Schöner als Origami – Die Kunst, Zeitungen handlich zu falten

Als Schriftsetzerlehrling fuhr ich mit dem Bus zur Arbeit nach Neuss, das damals noch Neuß hieß. Da stieg mit mir ein Ehepaar ein, das ich nicht leiden mochte, obwohl die beiden mir nichts getan hatten. Allerdings hatte der Mann eine unangenehme Weise, im Bus die Zeitung zu lesen. Sobald er sich auf seinem Fensterplatz niedergelassen und seine Frau sich neben ihn gehockt hatte, packte er die Neuß-Grevenbroicher Zeitung (NGZ) aus und riss sie mit gestreckten Armen auseinander, so dass man denken konnte, er habe seine Frau nur als Puffer neben sich. Ein fremder Fahrgast würde sich nicht die Lufthoheit vor der Nase mit einer Zeitung streitig machen lassen.

Besonders abstoßend
fand ich die hektische Weise, in der der Ehemann die Seiten umblätterte und wieder glatt zog, dass es knallte. Dass er die Zeitung so heftig Knistern und Knallen ließ, war mehr als eine fordernde, gefräßige Aneignung des Inhalts, es war eine Demonstration. Zeitungslesen als Show. Schaut alle her, ihr analphabetischen Dorftrampel, was ich für ein gebildeter, interessierter Mensch bin, der seine Zeitung nicht nur liest, sondern auch beherrscht!

Dass einer die CDU-nahe NGZ las, beeindruckte mich nicht. Nicht, dass ich damals schlecht über die NGZ gedacht hätte.
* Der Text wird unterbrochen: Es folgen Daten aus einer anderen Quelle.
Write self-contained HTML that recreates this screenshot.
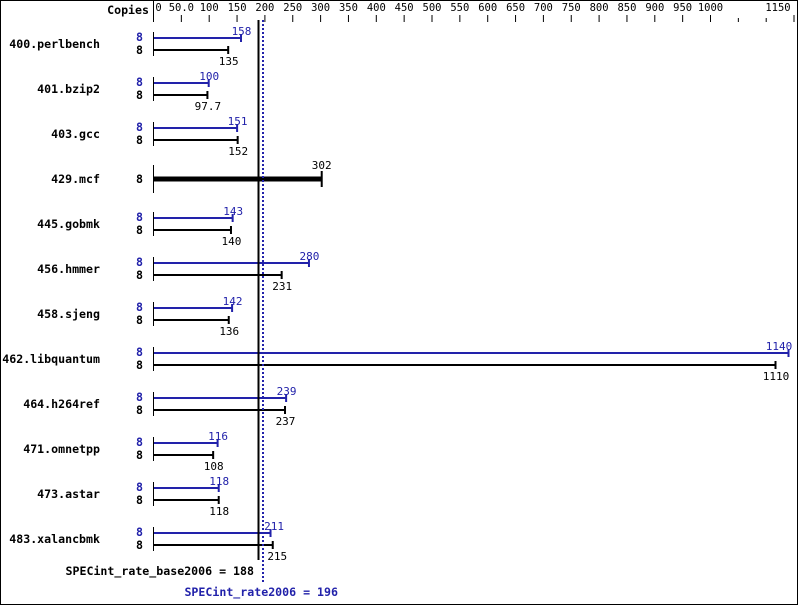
<!DOCTYPE html>
<html><head><meta charset="utf-8"><style>
html,body{margin:0;padding:0;background:#fff;}
svg{display:block;}
text{font-family:"DejaVu Sans Mono","Liberation Mono",monospace;}
.n{font-size:11.6px;font-weight:bold;text-anchor:end;}
.v{font-size:11px;text-anchor:middle;}
.t{font-size:10.5px;text-anchor:middle;}
</style></head><body>
<svg width="799" height="606" xmlns="http://www.w3.org/2000/svg">
<rect x="0.5" y="0.5" width="797" height="604" fill="none" stroke="#000"/>
<text x="149" y="14" class="n">Copies</text>
<line x1="153.5" y1="0" x2="153.5" y2="22" stroke="#000"/>
<g id="ax"></g>
<g id="bars"></g>
<line x1="258.5" y1="20" x2="258.5" y2="560" stroke="#000" stroke-width="2"/>
<line x1="263" y1="20" x2="263" y2="582" stroke="#2222aa" stroke-width="2" stroke-dasharray="2,2"/>
<text x="254" y="575" class="n" fill="#000">SPECint_rate_base2006 = 188</text>
<text x="338" y="596" class="n" fill="#2222aa">SPECint_rate2006 = 196</text>
<script>
var s=0.557,o=153.5,NS="http://www.w3.org/2000/svg";
function X(v){if(v==1110)return 776;if(v==1140)return 789;return o+v*s;}
function el(p,t,a,tx){var e=document.createElementNS(NS,t);for(var k in a)e.setAttribute(k,a[k]);if(tx!=null)e.textContent=tx;p.appendChild(e);return e;}
var ax=document.getElementById('ax');
var labs=[0,"50.0",100,150,200,250,300,350,400,450,500,550,600,650,700,750,800,850,900,950,1000];
labs.forEach(function(l,i){var v=i*50,x=o+v*s;if(i>0)el(ax,'line',{x1:x,y1:15,x2:x,y2:22,stroke:'#000'});
el(ax,'text',{x:i==0?x+5:x,y:11,'class':'t'},String(l));});
[1050,1100].forEach(function(v){var x=o+v*s;el(ax,'line',{x1:x,y1:18,x2:x,y2:22,stroke:'#000'});});
el(ax,'line',{x1:794,y1:15,x2:794,y2:22,stroke:'#000'});el(ax,'text',{x:778,y:11,'class':'t'},"1150");
var d=[["400.perlbench",158,135,"158","135"],["401.bzip2",100,97.7,"100","97.7"],["403.gcc",151,152,"151","152"],["429.mcf",null,302,"","302"],["445.gobmk",143,140,"143","140"],["456.hmmer",280,231,"280","231"],["458.sjeng",142,136,"142","136"],["462.libquantum",1140,1110,"1140","1110"],["464.h264ref",239,237,"239","237"],["471.omnetpp",116,108,"116","108"],["473.astar",118,118,"118","118"],["483.xalancbmk",211,215,"211","215"]];
var g=document.getElementById('bars'),B="#2222aa";
d.forEach(function(r,i){var c=44+45*i;
el(g,'text',{x:100,y:c+4,'class':'n'},r[0]);
if(r[1]==null){var x=X(r[2]);
el(g,'line',{x1:153.5,y1:c-14,x2:153.5,y2:c+14,stroke:'#000'});
el(g,'text',{x:143,y:c+4,'class':'n'},"8");
el(g,'rect',{x:154,y:c-2.5,width:x-154,height:5,fill:'#000'});
el(g,'rect',{x:x-1,y:c-8,width:2,height:16,fill:'#000'});
el(g,'text',{x:x,y:c-10,'class':'v'},r[4]);return;}
var yb=c-6,yk=c+6;
el(g,'line',{x1:153.5,y1:yb-6,x2:153.5,y2:yk+6,stroke:'#000'});
el(g,'text',{x:143,y:yb+3,'class':'n',fill:B},"8");
el(g,'text',{x:143,y:yk+4,'class':'n'},"8");
var xb=X(r[1]),xk=X(r[2]);
el(g,'rect',{x:154,y:yb-1,width:xb-154,height:2,fill:B});
el(g,'rect',{x:xb-1.5,y:yb-4,width:2,height:8,fill:B});
el(g,'rect',{x:154,y:yk-1,width:xk-154,height:2,fill:'#000'});
el(g,'rect',{x:xk-1.5,y:yk-4,width:2,height:8,fill:'#000'});
var bx=xb,kx=xk;if(r[1]==1140)bx=xb-10;if(r[1]==211){bx=xb+3;kx=xk+4;}
el(g,'text',{x:bx,y:yb-3,'class':'v',fill:B},r[3]);
el(g,'text',{x:kx,y:yk+15,'class':'v'},r[4]);
});
</script>
</svg>
</body></html>
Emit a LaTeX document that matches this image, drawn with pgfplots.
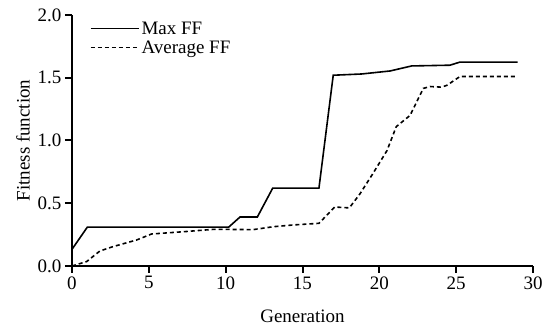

Schließlich war ich auf einem katholischen Dorf mit streng beschränktem Horizont aufgewachsen, wo alle die Christlich Demokratische Union (CDU) wählten, weil sie dachten, das wären sie ihrem Herrgott schuldig, als Ausgleich quasi, weil sie vorher stramme Nazis gewesen waren. Nein, es lag nicht an der NGZ, sondern ich fand das Verhalten dieses ungestümen Lesers einfach unhöflich, denn man macht nicht frühmorgens so einen Krach im Bus, und wenn die neben ihm auch seine Frau war: Man fuchtelt dem Sitznachbarn nicht mit Zeitungsseiten vor der Nase herum.

Gut 25 Jahre
später lernte ich eine Methode kennen, eine Zeitung handlich zu falten, so dass man sie auch unter beengten Platzverhältnissen lesen kann. Die Methode funktioniert aber nur bei Zeitungen mit einer geraden Zahl von Spalten, bei der FAZ beispielsweise. Da hatte man sich die Methode der zuerst Längs-, dann Querfaltung ausgedacht und sogar eine Faltanleitung herausgegeben.

Dieses dünne
Heftchen besaß ich einmal, kann es aber nicht finden. Deshalb habe ich eine Gifanimation gemacht, um zu demonstrieren, wie das geht. Allerdings kommt meine Anleitung ein bisschen spät. Die Zeit ist darüber hinweg gerauscht. In Bussen und Bahnen liest kaum einer noch Zeitung. Die meisten schauen in ihr Smartphone. Manchen stören die Smartphonenutzer. Mich stören die Smartphonewischer nicht, denn sie sind mir zehnmal lieber als einer, der die Zeitung aufreißt wie ein Sittenstrolch seinen Mantel.